Der Börsenkrimi geht weiter. Allein in den vergangenen zwei Wochen sind Papiere der Handelskette Gamestop um 2000 Prozent gestiegen – allerdings mit heftigen Schwankungen. Nach Absprachen im Internet haben viele Kleinanleger die Aktien gekauft und damit in die Höhe getrieben. Hedgefonds müssen deswegen für ihre Wetten ebenfalls Aktien zurückkaufen, was den Kurs weiter treibt. Inzwischen haben einige der Online-Handelsbörsen, wo die Kleinanleger die Aktien kaufen und verkaufen, den Handel mit Gamestop-Papieren mindestens zeitweise eingeschränkt.
Die Plattform Robinhood hatte dabei gestern einen Sturm der Entrüstung auf sich gezogen, weil sie nur noch Verkäufe von Gamestop-Papieren, doch keine Käufe mehr zuließ. Inzwischen hat die Plattform eingelenkt und den Handel wieder zugelassen. FDP und Linkenpolitiker in Berlin forderten ein Einschreiten der Börsenaufsichten in solchen Fällen, weil das Kleinanleger gegenüber großen Spielern wie Hedgefonds stark benachteilige. Andernorts wird der Ruf nach transparenter Regulierung laut.
"Das Problem, das partiell nicht nur eine Aktie, sondern einen ganzen Markt betrifft, stellt schon die Frage, inwieweit wir hier regulieren müssen. Aber jetzt ist die wichtigste Aufgabe festzustellen, wo die Wirkungsketten liegen und welche Regulierung notwendig und zielgerichtet ist", sagt Professor Sascha Steffen. Er ist Finanzexperte an der Frankfurt School of Finance and Management.
"Im Normalfall geht das für die Kleinanleger schlecht aus"
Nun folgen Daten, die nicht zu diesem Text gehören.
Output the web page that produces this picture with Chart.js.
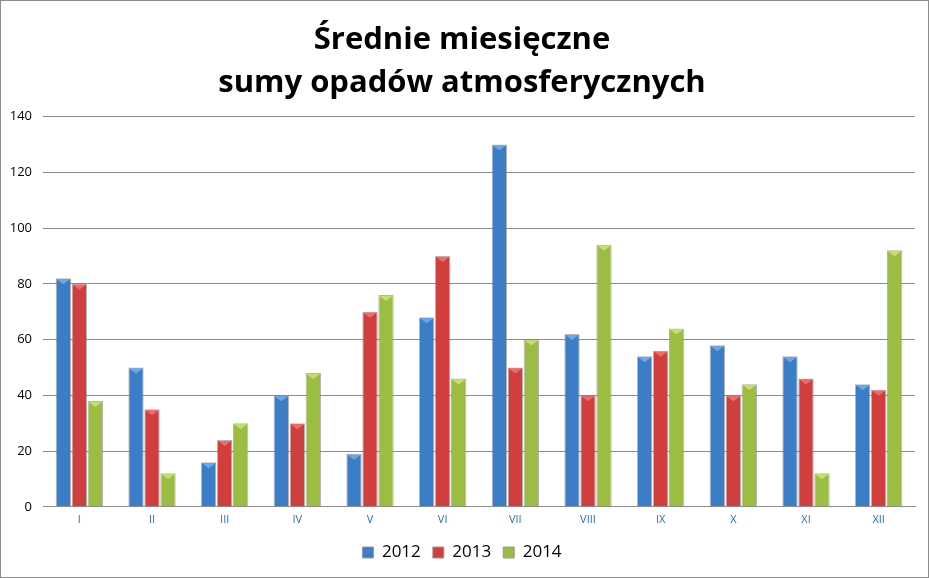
<!DOCTYPE html>
<html>
<head>
<meta charset="utf-8">
<script src="https://cdn.jsdelivr.net/npm/chart.js@4/dist/chart.umd.min.js"></script>
<style>
  html, body { margin:0; padding:0; background:#fff; }
  #frame { position:absolute; left:0; top:0; width:927px; height:576px; border:1px solid #8c8c8c; }
  canvas { display:block; }
</style>
</head>
<body>
<div id="frame"><canvas id="rain" width="927" height="576"></canvas></div>
<script>
// ----- data -----
const months = ["I","II","III","IV","V","VI","VII","VIII","IX","X","XI","XII"];
const years = ["2012","2013","2014"];
const rain2012 = [82, 50, 16, 40, 19, 68, 130, 62, 54, 58, 54, 44];
const rain2013 = [80, 35, 24, 30, 70, 90, 50, 40, 56, 40, 46, 42];
const rain2014 = [38, 12, 30, 48, 76, 46, 60, 94, 64, 44, 12, 92];
const yTicks = [0, 20, 40, 60, 80, 100, 120, 140];

// base colours: [light, mid, dark]
const palette = [
  ["#6fa6e6", "#3c7dc8", "#23558f"],
  ["#ee6b6b", "#d13e3e", "#8f2222"],
  ["#c2e06a", "#9bbd42", "#5f7a22"]
];

// cylinder-ish horizontal gradient per bar
function barFill(idx){
  return function(ctx){
    const el = ctx.element;
    const c = palette[idx];
    if(!el || el.width === undefined || !isFinite(el.x)) return c[1];
    const x0 = el.x - el.width/2, x1 = el.x + el.width/2;
    const g = ctx.chart.ctx.createLinearGradient(x0, 0, x1, 0);
    g.addColorStop(0, c[2]);
    g.addColorStop(0.35, c[1]);
    g.addColorStop(0.6, c[0]);
    g.addColorStop(1, c[2]);
    return g;
  };
}

// small bevel triangle on top of each bar
const bevel = {
  id: "bevel",
  afterDatasetsDraw(chart){
    const ctx = chart.ctx;
    chart.data.datasets.forEach((ds, i)=>{
      chart.getDatasetMeta(i).data.forEach(bar=>{
        const w = bar.width, x = bar.x, y = bar.y;
        ctx.save();
        ctx.fillStyle = palette[i][0];
        ctx.beginPath();
        ctx.moveTo(x - w/2 + 1, y + 1);
        ctx.lineTo(x + w/2 - 1, y + 1);
        ctx.lineTo(x, y + 6);
        ctx.closePath();
        ctx.fill();
        ctx.restore();
      });
    });
  }
};

const series = [rain2012, rain2013, rain2014];

new Chart(document.getElementById("rain"), {
  type: "bar",
  data: {
    labels: months,
    datasets: series.map((vals, i)=>({
      label: years[i],
      data: vals,
      backgroundColor: barFill(i),
      borderColor: "rgba(120,120,120,0.55)",
      borderWidth: 1,
      categoryPercentage: 0.66,
      barPercentage: 0.96
    }))
  },
  options: {
    responsive: false,
    animation: false,
    layout: { padding: { left: 8, right: 13, top: 4, bottom: 6 } },
    plugins: {
      title: {
        display: true,
        text: ["Średnie miesięczne", "sumy opadów atmosferycznych"],
        color: "#000",
        font: { family: "Open Sans", size: 31, weight: "bold", lineHeight: 1.38 },
        padding: { top: 14, bottom: 12 }
      },
      legend: {
        position: "bottom",
        labels: {
          color: "#000",
          font: { family: "Open Sans", size: 17 },
          boxWidth: 11, boxHeight: 11, padding: 12,
          generateLabels(chart){
            return chart.data.datasets.map((ds, i)=>({
              text: ds.label, fillStyle: palette[i][1], strokeStyle: "#999", lineWidth: 1, datasetIndex: i
            }));
          }
        }
      },
      tooltip: { enabled: false }
    },
    scales: {
      x: {
        grid: { display: false, drawTicks: false },
        border: { color: "#8c8c8c" },
        ticks: { color: "#2f6db5", font: { family: "Open Sans", size: 11 }, padding: 6 }
      },
      y: {
        min: 0, max: 140,
        afterBuildTicks(axis){ axis.ticks = yTicks.map(v=>({ value: v })); },
        afterFit(axis){ axis.width = 34; },
        grid: { color: "#8c8c8c", drawTicks: false },
        border: { display: false },
        ticks: { color: "#000", font: { family: "Open Sans", size: 13 }, padding: 11 }
      }
    }
  },
  plugins: [bevel]
});
</script>
</body>
</html>
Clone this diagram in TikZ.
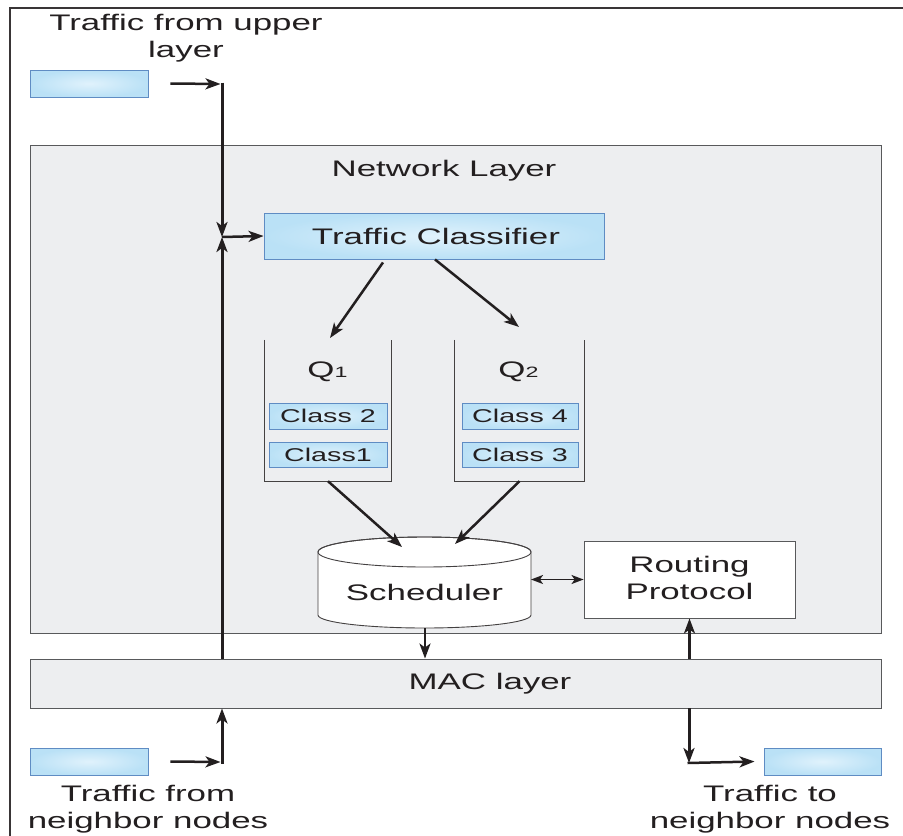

In den USA kündigte der künftige Vorsitzende des Bankenausschusses im US-Senat, Sherrod Brown, eine Anhörung "zum aktuellen Zustand des Aktienmarkts" an. Es sei an der Zeit dafür zu sorgen, dass die Wirtschaft für alle funktioniere, nicht nur für die Wall Street. Auch wenn es nun an den meisten Handelsplätzen wieder möglich sein dürfte, Gamestop-Papiere zu handeln, raten Experten wie Hendrik Leber zur Vorsicht. Er ist Fondsmanager beim Vermögensverwalter Acatis:
"Das schaukelt sich wirklich hoch, und wie man so häufig sagt: Gier frisst Hirn. Das hat mit der Firma eigentlich gar nichts mehr zu tun, das ist nur noch eine Herumzockerei, und im Normalfall geht das für die Kleinanleger schlecht aus."
Auch Sascha Steffen sieht eher Probleme voraus – vor allem für die Kleinanleger: "Wenn jemand mit wenig Geld und einem kleinen Einsatz jetzt doch 100 Prozent Gewinn machen konnte innerhalb von ein, zwei Tagen, dann führt das dazu, dass er das nächste Mal mit viel höheren Einsätzen spekuliert und dann läuft das Ganze aber genau gegen ihn. Ich glaube, hier ist noch viel Aufklärungsbedarf da für Anleger. In Aktien investieren ja, aber in Einzeltitel eigentlich nicht, das widerspricht jeglicher Logik."
Vermutlich wird das die vielen Kleinanleger aktuell aber nicht davon abhalten, munter weiter ihr Glück zu versuchen und mit den Gamestop-Papieren zu spekulieren. Heute zumindest schießen sie unter großen Schwankungen weiter in die Höhe. Am Ende allerdings, so befürchtet Sascha Steffen, werde es nur Verlierer geben:
"Das werden Hedgefonds sein, die sich so massiv dagegen positioniert haben, weil es einfach bei so einer Aktie mit so vielen Privatanlegern nicht möglich ist. Dann werden es die Kleinanleger sein, die jetzt hier investieren und nicht rauskommen rechtzeitig. Dann werden es aber auch andere sein, weil Hedgefonds müssen, um Verluste auszugleichen, unter Umständen auch andere Wertpapiere verkaufen und das wird dann auch zu Abwärtsspirale bei anderen Wertpapieren führen. Das heißt das betrifft mehr oder weniger uns alle, die wir investieren."